DIRECTION
All lines in the data bearing the string "draws" should be identified and copied.
— begin MATERIAL TO PROCESS —
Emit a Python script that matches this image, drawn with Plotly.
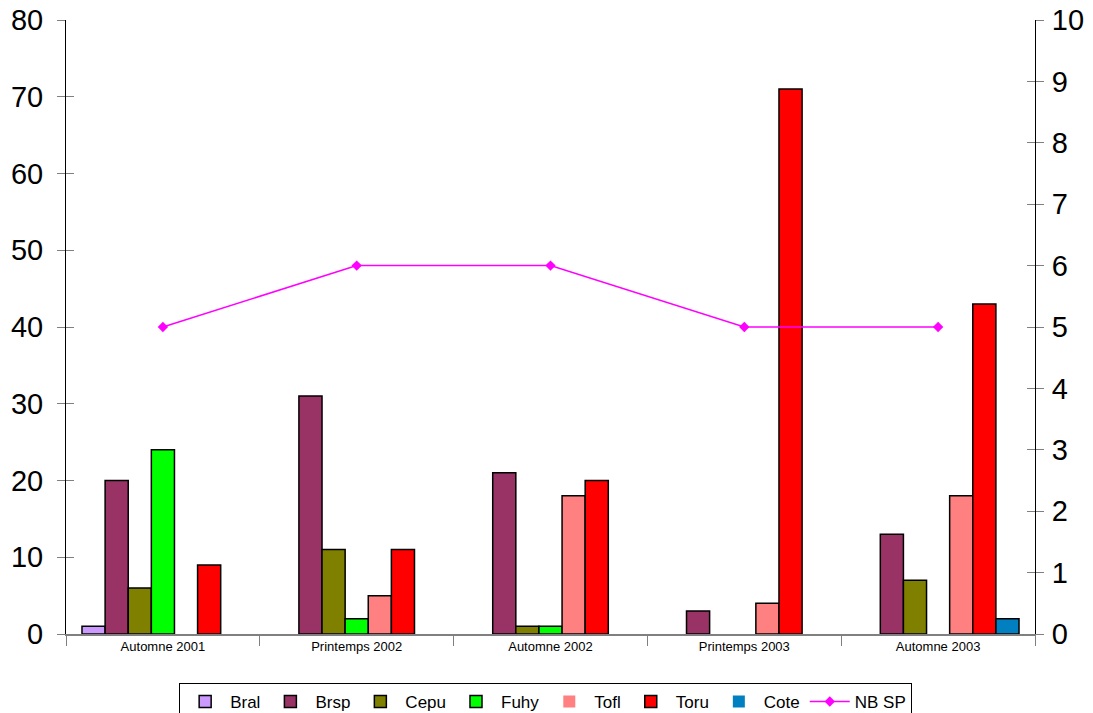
import plotly.graph_objects as go

categories = ["Automne 2001", "Printemps 2002", "Automne 2002", "Printemps 2003", "Automne 2003"]

bral = [1, 0, 0, 0, 0]
brsp = [20, 31, 21, 3, 13]
cepu = [6, 11, 1, 0, 7]
fuhy = [24, 2, 1, 0, 0]
tofl = [0, 5, 18, 4, 18]
toru = [9, 11, 20, 71, 43]
cote = [0, 0, 0, 0, 2]
nb_sp = [5, 6, 6, 5, 5]

series = [
    ("Bral", bral, "#CC99FF"),
    ("Brsp", brsp, "#993366"),
    ("Cepu", cepu, "#808000"),
    ("Fuhy", fuhy, "#00FF00"),
    ("Tofl", tofl, "#FF8080"),
    ("Toru", toru, "#FF0000"),
    ("Cote", cote, "#0080C0"),
]

fig = go.Figure()
for name, vals, col in series:
    # no outline on empty bars (Excel draws nothing there)
    widths = [1.5 if v else 0 for v in vals]
    fig.add_trace(go.Bar(
        x=categories, y=vals, name=name,
        marker=dict(color=col, line=dict(color="black", width=widths)),
    ))

fig.add_trace(go.Scatter(
    x=categories, y=nb_sp, name="NB SP", yaxis="y2",
    mode="lines+markers",
    line=dict(color="#FF00FF", width=1.5),
    marker=dict(symbol="diamond", size=8, color="#FF00FF"),
))

# invisible traces to bring up the inner half of the crossing ticks
fig.add_trace(go.Scatter(x=categories, y=nb_sp, yaxis="y3",
                         mode="none", showlegend=False, hoverinfo="skip"))
fig.add_trace(go.Scatter(x=categories, y=nb_sp, yaxis="y4",
                         mode="none", showlegend=False, hoverinfo="skip"))

font = "Liberation Sans, Arial, sans-serif"
# page body has an 8px margin, so the figure is sized to fit the window
fig.update_layout(
    width=1085, height=705,
    paper_bgcolor="white", plot_bgcolor="white",
    barmode="group", bargap=0.165, bargroupgap=0,
    margin=dict(l=58, r=58, t=12, b=79, autoexpand=False),
    font=dict(family=font, color="black"),
    xaxis=dict(
        type="category", tickson="boundaries", ticks="outside", ticklen=10,
        tickcolor="#808080", showline=True, linecolor="#808080", linewidth=1.5,
        tickfont=dict(size=13), showgrid=False, zeroline=False, automargin=False,
    ),
    yaxis=dict(
        range=[0, 80], dtick=10, showline=True, linecolor="black", linewidth=1,
        ticks="outside", ticklen=8, tickcolor="#808080", showgrid=False,
        zeroline=False, tickfont=dict(size=29), automargin=False,
        ticklabelstandoff=8, ticklabeloverflow="allow",
    ),
    yaxis2=dict(
        range=[0, 10], dtick=1, overlaying="y", side="right", showline=True,
        linecolor="black", linewidth=1, ticks="outside", ticklen=8,
        tickcolor="#808080", showgrid=False, zeroline=False, tickfont=dict(size=29),
        automargin=False, ticklabelstandoff=2, ticklabeloverflow="allow",
    ),
    yaxis3=dict(
        range=[0, 80], dtick=10, overlaying="y", side="left", ticks="inside",
        ticklen=8, tickcolor="#808080", showticklabels=False, showgrid=False,
        zeroline=False, showline=False, automargin=False,
    ),
    yaxis4=dict(
        range=[0, 10], dtick=1, overlaying="y", side="right", ticks="inside",
        ticklen=8, tickcolor="#808080", showticklabels=False, showgrid=False,
        zeroline=False, showline=False, automargin=False,
    ),
    legend=dict(
        orientation="h", x=0.495, xanchor="center", y=-0.0798, yanchor="top",
        bordercolor="black", borderwidth=1, font=dict(size=17),
        traceorder="normal", itemwidth=40,
    ),
)

fig.write_html("out.html")
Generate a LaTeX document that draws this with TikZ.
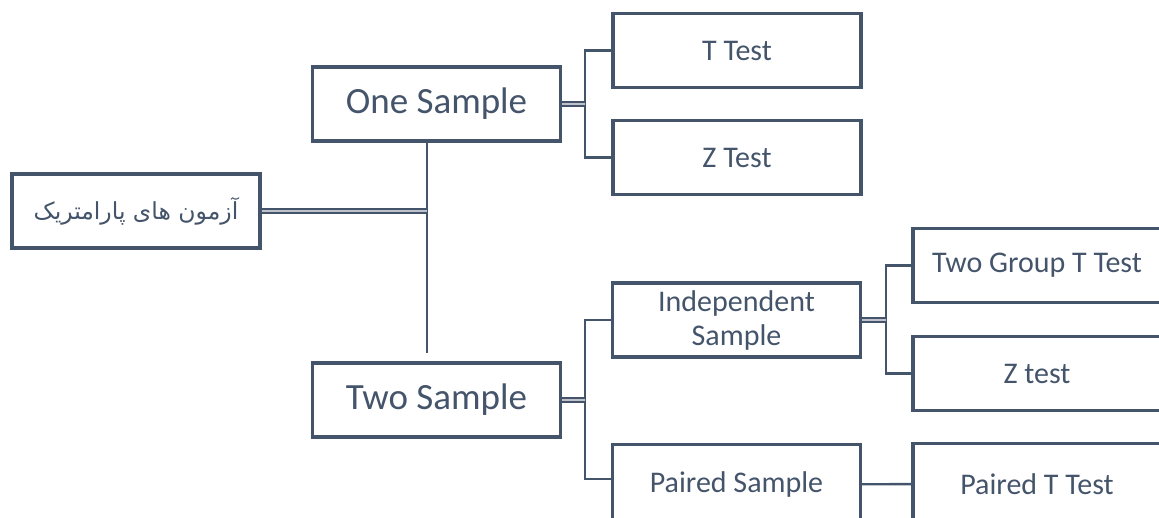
\documentclass[tikz,border=0pt]{standalone}
\usepackage{fontspec}
\setmainfont{Carlito}
\newfontfamily\arabicfont[Script=Arabic]{DejaVu Sans}
\TeXXeTstate=1
\definecolor{slate}{HTML}{44546A}
\tikzset{
  box/.style={draw=slate, line width=3.4pt, text=slate, inner sep=0pt,
    minimum width=248pt, minimum height=74pt, align=center,
    font=\fontsize{30}{34}\selectfont},
  bigbox/.style={box, font=\fontsize{37}{44}\selectfont},
  link/.style={draw=slate, line width=2.4pt},
  dbl/.style={draw=slate, line width=2pt, double=slate!35, double distance=1.6pt},
}

\begin{document}
\begin{tikzpicture}[x=1pt,y=-1pt]
	\clip (0,0) rectangle (1159,517);

	% first level
	\node[box, font=\arabicfont\fontsize{23.5}{30}\selectfont] (root) at (136,211) {\beginR آزمون های پارامتریک\endR};
	\node[bigbox] (one) at (436.5,104) {One Sample};
	\node[bigbox] (two) at (436.5,400) {Two Sample};

	% one sample
	\node[box] (ttest) at (737,50.5) {T Test};
	\node[box] (ztest) at (737,157.5) {Z Test};

	% two sample
	\node[box] (indep) at (736.5,320) {Independent\\Sample};
	\node[box, minimum height=80pt, anchor=north] (paired) at (736.5,443) {Paired Sample};
	\node[box] (twogroup) at (1037,265.5) {Two Group T Test};
	\node[box] (ztest2) at (1037,373.5) {Z test};
	\node[box, minimum height=80pt, anchor=north] (pairedt) at (1037,442) {Paired T Test};

	% trunk and brackets
	\coordinate (trunk) at (427,353);
	\coordinate (b1) at (585,104);
	\coordinate (b2) at (585,400);
	\coordinate (b3) at (886,320);

	\draw[link] (one.south -| trunk) -- (trunk);
	\draw[dbl] (root.east) -- (root.east -| trunk);

	\draw[link] (ttest.west) -| (b1) |- (ztest.west);
	\draw[dbl] (one.east) -- (b1);

	\draw[link] (indep.west) -| (b2) |- ([yshift=6pt]paired.west);
	\draw[dbl] (two.east) -- (b2);

	\draw[link] (twogroup.west) -| (b3) |- (ztest2.west);
	\draw[dbl] (indep.east) -- (b3);

	\draw[link] (paired) -- (pairedt);
\end{tikzpicture}
\end{document}
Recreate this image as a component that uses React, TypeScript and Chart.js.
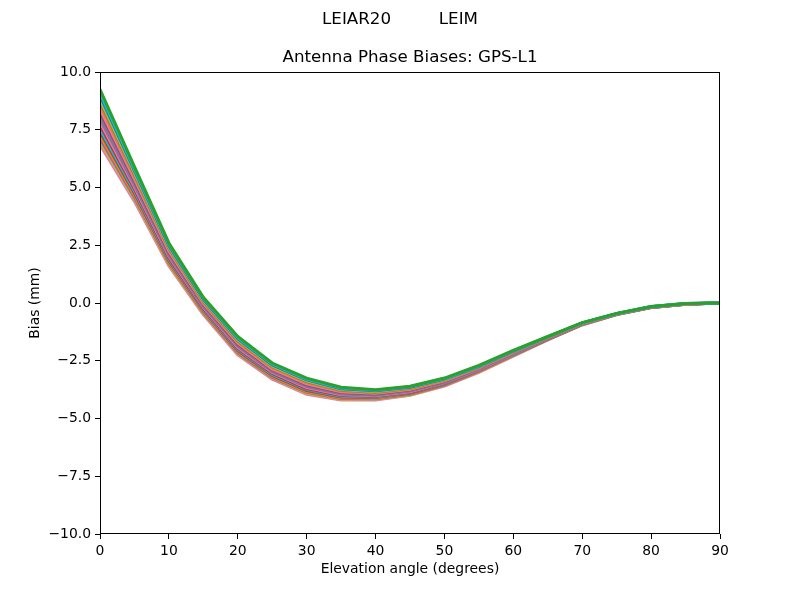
— end MATERIAL TO PROCESS —
WRITTEN RESPONSE
    # no outline on empty bars (Excel draws nothing there)
Generate a LaTeX document that draws this with TikZ.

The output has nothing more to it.